> **WHAT YOU SHOULD DO**
Write out the opening lines of the data word for word, up to and including the line with "const usLine = 100;", and leave every picture and every later line out.

> **RECORDED INFORMATION**
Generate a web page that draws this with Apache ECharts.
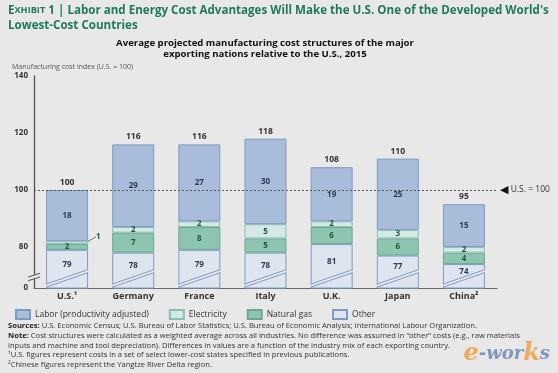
<!DOCTYPE html>
<html><head><meta charset="utf-8">
<script src="https://cdn.jsdelivr.net/npm/echarts@6/dist/echarts.min.js"></script>
<style>html,body{margin:0;padding:0;background:#e8e8e8}#c{width:558px;height:373px}</style>
</head><body><div id="c"></div>
<script>
const categories = ['U.S.¹', 'Germany', 'France', 'Italy', 'U.K.', 'Japan', 'China²'];
const labor = [18, 29, 27, 30, 19, 25, 15];
const electricity = [1, 2, 2, 5, 2, 3, 2];
const naturalGas = [2, 7, 8, 5, 6, 6, 4];
const other = [79, 78, 79, 78, 81, 77, 74];
const totals = [100, 116, 116, 118, 108, 110, 95];
const yTicks = [80, 100, 120, 140];
const yZeroLabel = '0';
const usLine = 100;

const BG = '#e8e8e8';
const Y_MIN = 65.6, Y_MAX = 140;
const BAR_W = 42;
const BORDER = '#7d9bc6';
const FONT = 'Open Sans';
// break slash geometry (value units)
const SL = { l1: 65.9, r1: 71.0, l2: 66.95, r2: 72.05 };

const chart = echarts.init(document.getElementById('c'));

const innerLabel = (color) => ({
  show: true, position: 'inside', fontFamily: FONT, fontWeight: 'bold',
  fontSize: 8, color: color
});

function breakRender(params, api) {
  const cx = api.coord([api.value(0), Y_MIN])[0];
  const half = BAR_W / 2;
  const xl = cx - half, xr = cx + half;
  const yl1 = api.coord([0, SL.l1])[1], yr1 = api.coord([0, SL.r1])[1];
  const yl2 = api.coord([0, SL.l2])[1], yr2 = api.coord([0, SL.r2])[1];
  const children = [
    { type: 'polygon', shape: { points: [[xl, yl1], [xr, yr1], [xr, yr2], [xl, yl2]] },
      style: { fill: BG, stroke: null } },
    { type: 'line', shape: { x1: xl, y1: yl1, x2: xr, y2: yr1 }, style: { stroke: BORDER, lineWidth: 1 } },
    { type: 'line', shape: { x1: xl, y1: yl2, x2: xr, y2: yr2 }, style: { stroke: BORDER, lineWidth: 1 } }
  ];
  if (params.dataIndex === 0) {
    const ax = params.coordSys.x;
    const a1 = api.coord([0, 68.8])[1], a2 = api.coord([0, 70.1])[1];
    const d = 1.9;
    children.push(
      { type: 'polygon', shape: { points: [[ax - 6, a1 + d], [ax + 6, a1 - d], [ax + 6, a2 - d], [ax - 6, a2 + d]] },
        style: { fill: BG } },
      { type: 'line', shape: { x1: ax - 6, y1: a1 + d, x2: ax + 6, y2: a1 - d }, style: { stroke: '#555', lineWidth: 1 } },
      { type: 'line', shape: { x1: ax - 6, y1: a2 + d, x2: ax + 6, y2: a2 - d }, style: { stroke: '#555', lineWidth: 1 } }
    );
  }
  return { type: 'group', children };
}

const option = {
  backgroundColor: BG,
  animation: false,
  textStyle: { fontFamily: FONT },
  title: {
    text: 'Average projected manufacturing cost structures of the major\nexporting nations relative to the U.S., 2015',
    left: 265, top: 38, textAlign: 'center', padding: 0,
    textStyle: { color: '#111', fontFamily: FONT, fontWeight: 'bold', fontSize: 9.6, lineHeight: 11 }
  },
  grid: { left: 34, right: 61, top: 76, bottom: 85 },
  legend: {
    data: ['Labor (productivity adjusted)', 'Electricity', 'Natural gas', 'Other'],
    left: 10, top: 304, itemWidth: 14, itemHeight: 9, itemGap: 20, icon: 'rect',
    textStyle: { fontFamily: FONT, fontSize: 8.5, color: '#333' }
  },
  xAxis: {
    type: 'category', data: categories,
    axisLine: { lineStyle: { color: '#6a6a6a', width: 1 } },
    axisTick: { show: false },
    axisLabel: { fontFamily: FONT, fontWeight: 'bold', fontSize: 9, color: '#333', margin: 4 }
  },
  yAxis: {
    type: 'value', min: Y_MIN, max: Y_MAX,
    splitLine: { show: false },
    axisLine: { show: true, lineStyle: { color: '#555', width: 1.3 } },
    axisTick: { show: false },
    axisLabel: {
      customValues: [Y_MIN].concat(yTicks),
      formatter: v => (v < yTicks[0] - 5 ? yZeroLabel : String(Math.round(v))),
      fontFamily: FONT, fontWeight: 'bold', fontSize: 8, color: '#333', margin: 6
    }
  },
  series: [
    { name: 'Other', type: 'bar', stack: 'a', barWidth: BAR_W, data: other,
      itemStyle: { color: '#dfe5ef', borderColor: BORDER, borderWidth: 1, borderRadius: 0 },
      label: innerLabel('#2c3b55') },
    { name: 'Natural gas', type: 'bar', stack: 'a', data: naturalGas,
      itemStyle: { color: '#8ec5b1', borderColor: '#6aa896', borderWidth: 1, borderRadius: 0 },
      label: innerLabel('#1c5a3e') },
    { name: 'Electricity', type: 'bar', stack: 'a',
      data: electricity.map((v, i) => i === 0 ? { value: v, label: { position: 'right' }, labelLine: { show: true, lineStyle: { color: '#555', width: 0.8 } } } : v),
      itemStyle: { color: '#d3e9e5', borderColor: '#8fbdb3', borderWidth: 1, borderRadius: 0 },
      label: innerLabel('#1c5a3e'),
      labelLayout: p => (p.dataIndex === 0 ? { dx: 3, dy: -6 } : {}) },
    { name: 'Labor (productivity adjusted)', type: 'bar', stack: 'a', data: labor,
      itemStyle: { color: '#a9bcd9', borderColor: BORDER, borderWidth: 1, borderRadius: 0 },
      label: innerLabel('#2c3b55'),
      markLine: {
        silent: true, symbol: 'none',
        data: [{ yAxis: usLine }],
        lineStyle: { color: '#555', type: [2, 2], width: 1 },
        label: {
          position: 'end', distance: 3, formatter: '{t|◀} U.S. = 100',
          fontFamily: FONT, fontSize: 8.5, color: '#333',
          rich: { t: { fontSize: 11, color: '#111', fontFamily: 'DejaVu Sans' } }
        }
      } },
    { name: 'total', type: 'bar', stack: 'a', data: totals.map(() => 0),
      itemStyle: { color: 'transparent', borderRadius: 0 },
      label: { show: true, position: 'top', distance: 3, formatter: p => totals[p.dataIndex],
        fontFamily: FONT, fontWeight: 'bold', fontSize: 8.5, color: '#333' } },
    { name: 'breaks', type: 'custom', z: 5, renderItem: breakRender,
      data: categories.map((c, i) => [i]), silent: true }
  ],
  graphic: [
    { type: 'text', left: 8, top: 3, style: {
      text: '{s|E}{c|XHIBIT} {s|1 | Labor and Energy Cost Advantages Will Make the U.S. One of the Developed World\'s}\n{s|Lowest-Cost Countries}',
      fill: '#1e7a5e', fontFamily: FONT, fontWeight: 'bold', lineHeight: 15,
      rich: { s: { fontSize: 11.6, fontWeight: 'bold', fill: '#1e7a5e', fontFamily: FONT, lineHeight: 15 },
              c: { fontSize: 9.2, fontWeight: 'bold', fill: '#1e7a5e', fontFamily: FONT, lineHeight: 15 } }
    } },
    { type: 'text', left: 12, top: 63, style: {
      text: 'Manufacturing cost index (U.S. = 100)', fill: '#555', fontFamily: FONT, fontSize: 7
    } },
    { type: 'text', left: 8, top: 321, style: {
      text: '{b|Sources:} U.S. Economic Census; U.S. Bureau of Labor Statistics; U.S. Bureau of Economic Analysis; International Labour Organization.\n' +
            '{b|Note:} Cost structures were calculated as a weighted average across all industries. No difference was assumed in “other” costs (e.g., raw materials\n' +
            'inputs and machine and tool depreciation). Differences in values are a function of the industry mix of each exporting country.\n' +
            '¹U.S. figures represent costs in a set of select lower-cost states specified in previous publications.\n' +
            '²Chinese figures represent the Yangtze River Delta region.',
      fill: '#333', fontFamily: FONT, fontSize: 7.6, lineHeight: 9.8,
      rich: { b: { fontWeight: 'bold', fontFamily: FONT, fontSize: 7.6, fill: '#222', lineHeight: 9.8 } }
    } },
    { type: 'text', right: 8, top: 342, style: {
      text: '{o|e}{u|-wor}{o|k}{u|s}', fontFamily: 'DejaVu Serif', fontStyle: 'italic',
      rich: { o: { fill: '#f0a040', fontSize: 24, fontStyle: 'italic', fontWeight: 'bold', fontFamily: 'DejaVu Serif' },
              u: { fill: '#7088b8', fontSize: 18, fontStyle: 'italic', fontWeight: 'bold', fontFamily: 'DejaVu Serif' } },
      opacity: 0.85
    } }
  ]
};
chart.setOption(option);

// place "Other" labels midway between the segment top and the break slash
const slashMid = (SL.l1 + SL.r1) / 2;
const otherData = other.map((v, i) => {
  const top = chart.convertToPixel({ gridIndex: 0 }, [i, v])[1];
  const sl = chart.convertToPixel({ gridIndex: 0 }, [i, slashMid])[1];
  return { value: v, label: { position: 'insideTop', distance: Math.max(0, (sl - top) / 2 - 4.5) } };
});
chart.setOption({ series: [{ name: 'Other', data: otherData }] });
</script></body></html>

> **IN RESPONSE**
Generate a web page that draws this with Apache ECharts.
<!DOCTYPE html>
<html><head><meta charset="utf-8">
<script src="https://cdn.jsdelivr.net/npm/echarts@6/dist/echarts.min.js"></script>
<style>html,body{margin:0;padding:0;background:#e8e8e8}#c{width:558px;height:373px}</style>
</head><body><div id="c"></div>
<script>
const categories = ['U.S.¹', 'Germany', 'France', 'Italy', 'U.K.', 'Japan', 'China²'];
const labor = [18, 29, 27, 30, 19, 25, 15];
const electricity = [1, 2, 2, 5, 2, 3, 2];
const naturalGas = [2, 7, 8, 5, 6, 6, 4];
const other = [79, 78, 79, 78, 81, 77, 74];
const totals = [100, 116, 116, 118, 108, 110, 95];
const yTicks = [80, 100, 120, 140];
const yZeroLabel = '0';
const usLine = 100;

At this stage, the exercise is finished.